Vayamos a los datos del European Union Institute For Security Studies: en 2022, casi el 63 % del suministro energético de la Unión Europea dependía de las importaciones extranjeras. Esta cifra es aún más grave si hablamos del petróleo y del gas: el 97,7% de los productos petrolíferos que consumimos y el 97,6% del gas natural que utilizamos proceden de fuera de la Unión. Así, la UE gastó la asombrosa cifra de casi 450.000 millones de euros (fueron 448.800) en importaciones de combustibles fósiles en 2023. El coste de la dependencia de los combustibles fósiles es, por lo tanto, estratosférico. Y destroza la competitividad europea.

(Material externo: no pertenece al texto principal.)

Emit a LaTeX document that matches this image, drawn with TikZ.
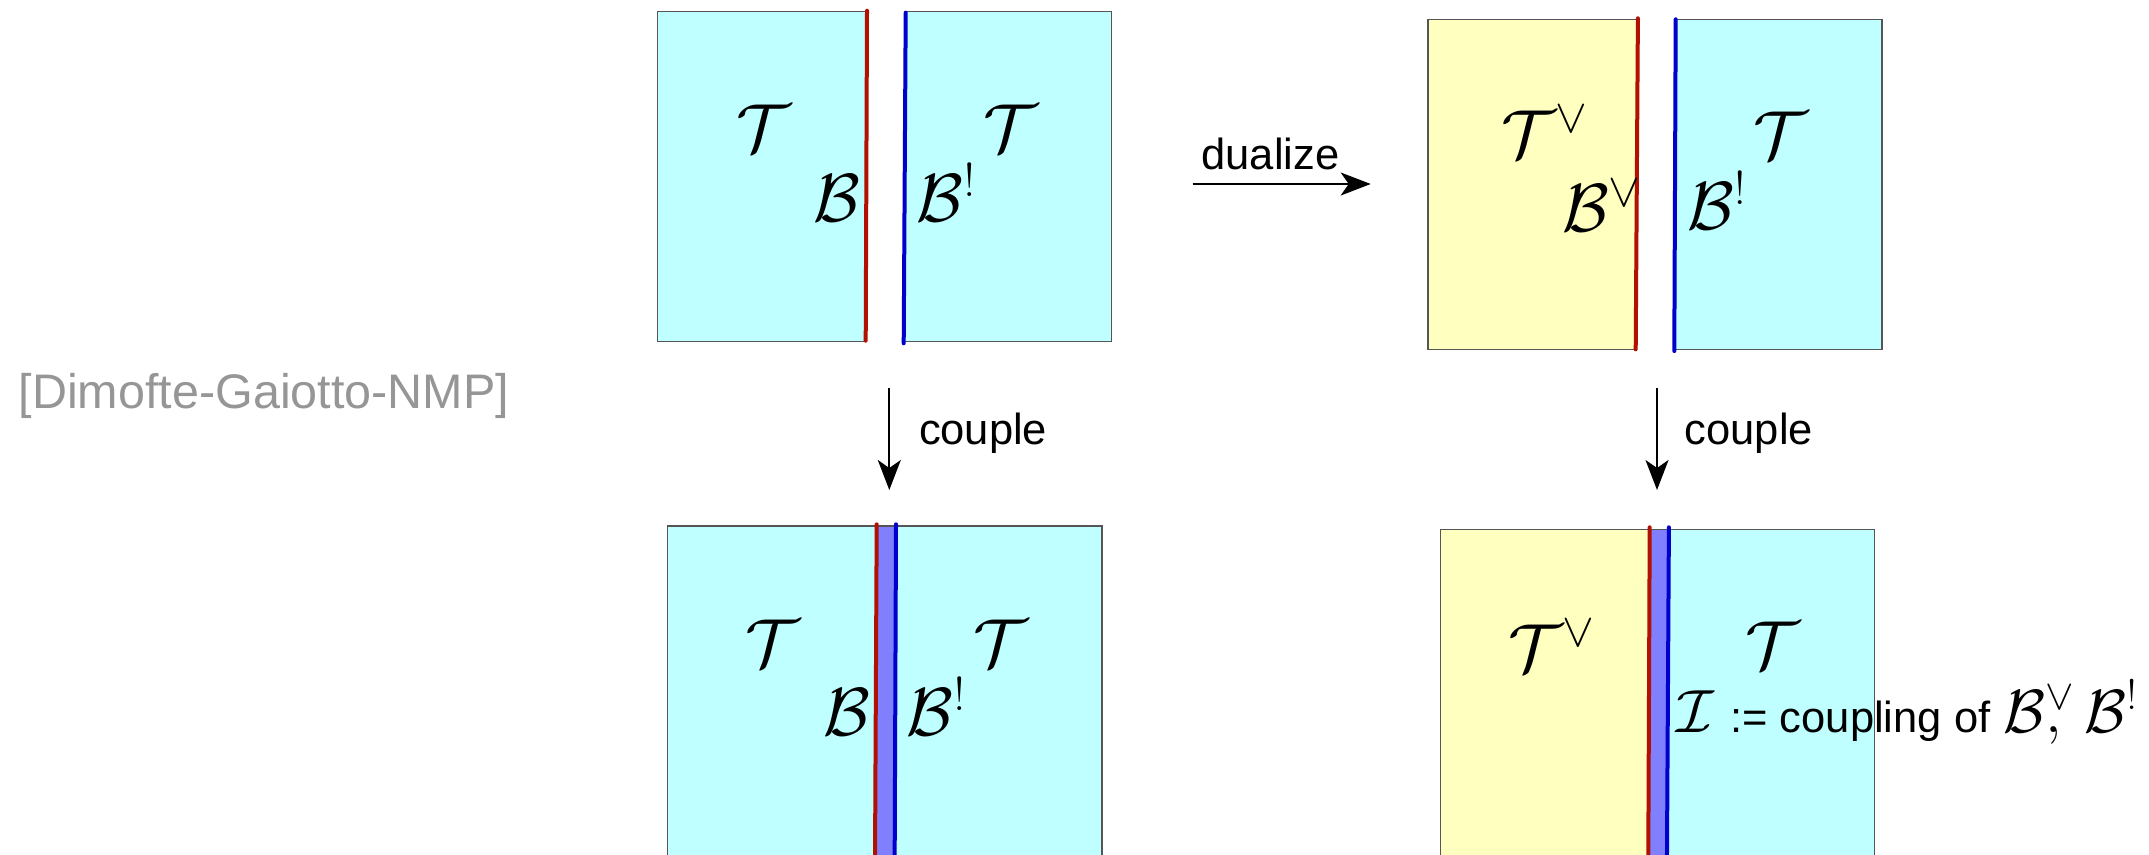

Los datos hablan por sí solos: las empresas de la UE se enfrentan a precios de la electricidad entre dos y tres veces superiores a los de Estados Unidos. Y, en términos per cápita, el ingreso real disponible de los hogares ha crecido casi el doble en Estados Unidos que en la Unión Europea desde el año 2000, tal y como reconocen tanto el Informe Draghi, encargado por la Comisión Europea, como el Informe Letta, reclamado por el Consejo Europeo. Informes que, además, señalan la considerable carga impositiva que afecta a la energía, en contraste con Estados Unidos, donde se fomenta el crecimiento industrial a través de deducciones fiscales a las energías limpias.
Tal y como subraya el investigador principal del Real Instituto Elcano, Gonzalo Escribano, “Europa conoce bien las consecuencias económicas de su dependencia de los hidrocarburos importados”. Paradójicamente, para sustituir el gas ruso, la UE necesita el gas que nos vende Washington, a costos más caros que el gas de Rusia, lo que tiende a elevar precios en los mercados marginalistas del gas y de la electricidad europeos.

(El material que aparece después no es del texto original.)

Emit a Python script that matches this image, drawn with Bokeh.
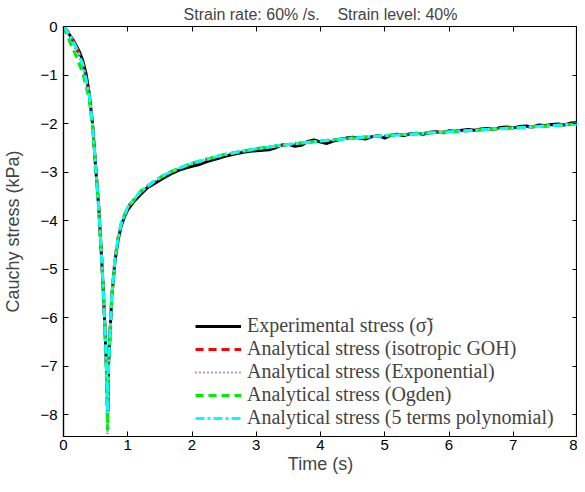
from bokeh.plotting import figure
from bokeh.models import LinearAxis, Range1d, FixedTicker, Legend, LegendItem
from bokeh.embed import file_html
from bokeh.resources import INLINE

# ---- data ----
t_exp = [0, 0.05, 0.1, 0.15, 0.2, 0.25, 0.3, 0.35, 0.4, 0.45, 0.5, 0.55, 0.6, 0.63, 0.66,
         0.68, 0.69, 0.70, 0.72, 0.75, 0.8, 0.85, 0.9, 0.95, 1.0, 1.1, 1.2, 1.3, 1.4, 1.5,
         1.6, 1.7, 1.8, 1.9, 2.0, 2.1, 2.2, 2.3, 2.4, 2.5, 2.6, 2.7, 2.8, 2.9, 3.0, 3.1,
         3.2, 3.3, 3.4, 3.5, 3.6, 3.7, 3.8, 3.9, 4.0, 4.1, 4.2, 4.3, 4.4, 4.5, 4.6, 4.7,
         4.8, 4.9, 5.0, 5.1, 5.2, 5.3, 5.4, 5.5, 5.6, 5.7, 5.8, 5.9, 6.0, 6.1, 6.2, 6.3,
         6.4, 6.5, 6.6, 6.7, 6.8, 6.9, 7.0, 7.1, 7.2, 7.3, 7.4, 7.5, 7.6, 7.7, 7.8, 7.9, 8.0]
s_exp = [0, -0.08, -0.18, -0.28, -0.40, -0.53, -0.70, -0.97, -1.38, -1.98, -2.90, -3.75, -4.95,
         -5.75, -6.70, -7.50, -7.95, -7.00, -6.45, -5.60, -4.85, -4.40, -4.10, -3.92, -3.78,
         -3.60, -3.46, -3.33, -3.25, -3.17, -3.09, -3.02, -2.96, -2.92, -2.88, -2.85, -2.80,
         -2.76, -2.72, -2.68, -2.65, -2.62, -2.59, -2.57, -2.56, -2.55, -2.54, -2.50, -2.44,
         -2.43, -2.47, -2.45, -2.37, -2.34, -2.38, -2.41, -2.36, -2.33, -2.30, -2.28, -2.30,
         -2.32, -2.27, -2.25, -2.30, -2.24, -2.22, -2.25, -2.21, -2.20, -2.22, -2.18, -2.17,
         -2.19, -2.15, -2.16, -2.14, -2.12, -2.14, -2.11, -2.10, -2.12, -2.08, -2.07, -2.09,
         -2.06, -2.05, -2.07, -2.03, -2.04, -2.02, -2.01, -2.03, -1.99, -1.98]

t_fit = [0, 0.1, 0.2, 0.3, 0.4, 0.45, 0.5, 0.55, 0.6, 0.63, 0.66, 0.685, 0.70, 0.72, 0.75,
         0.8, 0.85, 0.9, 1.0, 1.2, 1.4, 1.6, 1.8, 2.0, 2.5, 3.0, 3.5, 4.0, 4.5, 5.0, 5.5,
         6.0, 6.5, 7.0, 7.5, 8.0]
s_goh = [0, -0.16, -0.42, -0.76, -1.40, -2.00, -2.85, -3.75, -4.90, -5.75, -6.65, -8.05,
         -7.00, -6.45, -5.60, -4.80, -4.35, -4.05, -3.72, -3.40, -3.20, -3.04, -2.92, -2.82,
         -2.64, -2.52, -2.43, -2.36, -2.30, -2.25, -2.21, -2.17, -2.13, -2.09, -2.05, -2.01]
s_exp_model = [0, -0.22, -0.50, -0.82, -1.42, -2.02, -2.88, -3.78, -4.92, -5.78, -6.70, -8.40,
               -7.02, -6.47, -5.62, -4.81, -4.36, -4.06, -3.73, -3.41, -3.20, -3.04, -2.92,
               -2.82, -2.64, -2.52, -2.43, -2.36, -2.30, -2.25, -2.21, -2.17, -2.13, -2.09,
               -2.05, -2.01]
s_ogden = [0, -0.32, -0.62, -0.96, -1.50, -2.06, -2.90, -3.80, -4.95, -5.80, -6.72, -8.32,
           -7.05, -6.48, -5.62, -4.82, -4.36, -4.06, -3.73, -3.41, -3.20, -3.04, -2.92,
           -2.82, -2.64, -2.52, -2.43, -2.36, -2.30, -2.25, -2.21, -2.17, -2.13, -2.09,
           -2.05, -2.01]
s_poly = [0, -0.18, -0.44, -0.78, -1.40, -2.00, -2.86, -3.76, -4.90, -5.76, -6.66, -7.97,
          -7.00, -6.45, -5.60, -4.80, -4.35, -4.05, -3.72, -3.40, -3.20, -3.04, -2.92, -2.82,
          -2.64, -2.52, -2.43, -2.36, -2.30, -2.25, -2.21, -2.17, -2.13, -2.09, -2.05, -2.01]

x_ticks = [0, 1, 2, 3, 4, 5, 6, 7, 8]
y_ticks = [0, -1, -2, -3, -4, -5, -6, -7, -8]
y_tick_labels = ["0", "\u22121", "\u22122", "\u22123", "\u22124", "\u22125", "\u22126", "\u22127", "\u22128"]
labels = ["Experimental stress (\u03c3\u0303)",
          "Analytical stress (isotropic GOH)",
          "Analytical stress (Exponential)",
          "Analytical stress (Ogden)",
          "Analytical stress (5 terms polynomial)"]
title_text = "Strain rate: 60% /s.\u00a0\u00a0\u00a0\u00a0Strain level: 40%"

SANS = "Liberation Sans"
SERIF = "Liberation Serif"
X_MIN, X_MAX, Y_MIN, Y_MAX = 0, 8, -8.45, 0

p = figure(width=577, height=476, output_backend="svg", toolbar_location=None,
           x_range=Range1d(X_MIN, X_MAX), y_range=Range1d(Y_MIN, Y_MAX),
           min_border_left=0, min_border_right=0, min_border_top=0, min_border_bottom=0)
p.title.text = title_text
p.title.align = "center"
p.title.text_font = SANS
p.title.text_font_size = "16px"
p.title.text_font_style = "normal"
p.title.standoff = 7

p.xgrid.visible = False
p.ygrid.visible = False
p.outline_line_color = "black"
p.outline_line_width = 1.2

for ax in (p.xaxis[0], p.yaxis[0]):
    ax.major_tick_in = 5
    ax.major_tick_out = 0
    ax.minor_tick_out = 0
    ax.minor_tick_line_color = None
    ax.axis_line_width = 1.2
    ax.major_tick_line_width = 1
    ax.major_label_text_font = SANS
    ax.major_label_text_font_size = "15px"
    ax.axis_label_text_font = SANS
    ax.axis_label_text_font_size = "18px"
    ax.axis_label_text_font_style = "normal"
    ax.major_label_text_color = "black"

p.xaxis[0].ticker = FixedTicker(ticks=x_ticks)
p.yaxis[0].ticker = FixedTicker(ticks=y_ticks)
p.yaxis[0].major_label_overrides = {v: l for v, l in zip(y_ticks, y_tick_labels)}
p.xaxis[0].axis_label = "Time (s)"
p.yaxis[0].axis_label = "Cauchy stress (kPa)"
p.xaxis[0].major_label_standoff = 3
p.xaxis[0].axis_label_standoff = 1
p.yaxis[0].major_label_standoff = 6
p.yaxis[0].axis_label_standoff = 14

for loc, ticks, fixed in (("above", x_ticks, Y_MAX), ("right", y_ticks, X_MAX)):
    ax = LinearAxis(ticker=FixedTicker(ticks=ticks), fixed_location=fixed)
    ax.major_tick_in = 5
    ax.major_tick_out = 0
    ax.minor_tick_out = 0
    ax.minor_tick_line_color = None
    ax.major_label_text_color = None
    ax.major_label_text_font_size = "1px"
    ax.major_label_standoff = 0
    ax.axis_line_width = 1.2
    p.add_layout(ax, loc)

r0 = p.line(t_exp, s_exp, line_color="black", line_width=3)
r1 = p.line(t_fit, s_goh, line_color="red", line_width=3, line_dash="8 5")
r2 = p.line(t_fit, s_exp_model, line_color="#3535ff", line_width=2, line_dash="1 3")
r3 = p.line(t_fit, s_ogden, line_color="#00ee00", line_width=3, line_dash="8 5")
r4 = p.line(t_fit, s_poly, line_color="cyan", line_width=3, line_dash="9 3 3 3")

legend = Legend(items=[LegendItem(label=l, renderers=[r]) for l, r in zip(labels, [r0, r1, r2, r3, r4])],
                location=(128, 3))
legend.label_text_font = SERIF
legend.label_text_font_size = "20px"
legend.glyph_width = 46
legend.glyph_height = 22
legend.label_height = 22
legend.spacing = 0
legend.label_standoff = 6
legend.padding = 4
legend.margin = 0
legend.border_line_alpha = 0
legend.background_fill_alpha = 0
p.add_layout(legend)

open("out.html", "w").write(file_html(p, INLINE))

Tras su toma de posesión, Trump eliminó la moratoria impuesta por la Administración Biden a nuevas exportaciones de gas natural licuado (GNL), exigiendo más importaciones europeas, con el compromiso de garantizar el suministro a Europa. ¿Queremos abrazar esa insensata dependencia?
La fiabilidad de la actual Casa Blanca parece escasa. Si es capaz de desconcertar a su propio sector con contradicciones constantes de política energética, qué no hará con sus socios internacionales. ¿Debemos correr ese riesgo? Tal y como afirma el historiador Timothy Garton Ash: “Los europeos deberíamos ponernos en lo peor y actuar como si EEUU no fuera ya nuestro gran aliado”.
¿Qué debemos hacer a partir de ahora? Muy sencillo: acelerar la transición energética que permita a Europa realizar un despliegue rápido y masivo de tecnologías como la solar fotovoltaica o la eólica, para no depender de recursos importados, caros y contaminantes, como el gas o el petróleo. Así, la UE debería proponerse una ambiciosa (y para nada imposible) meta: que el 70 % de su mix energético proceda de energías renovables antes de 2030, logrando así más autonomía energética y una economía más competitiva, contribuyendo, adicionalmente, a la lucha contra el cambio climático. Ese fin introducirá cambios tectónicos en la geopolítica actual, ya que los “petroestados” ―ricos por la venta de combustibles fósiles― serán sustituidos por los “electroestados” ―energéticamente autosuficientes y muy competitivos―.
La energía es, en esencia, geopolítica, dados los numerosos y estratégicos vectores relacionados con el poder que aglutina. Es fácil de entender por qué cualquier proyecto político con miras de futuro debe pasar por incrementar la soberanía energética de la Unión Europea. Gestionar la energía supone tomar decisiones políticas valientes y sin cortoplacismos. Ante el desafío que procede de la otra orilla del océano Atlántico, nuestra mejor defensa y nuestra mayor seguridad es, sin duda alguna, descarbonizarnos y electrificarnos a la mayor velocidad posible. Seamos sensatos. Hagámoslo.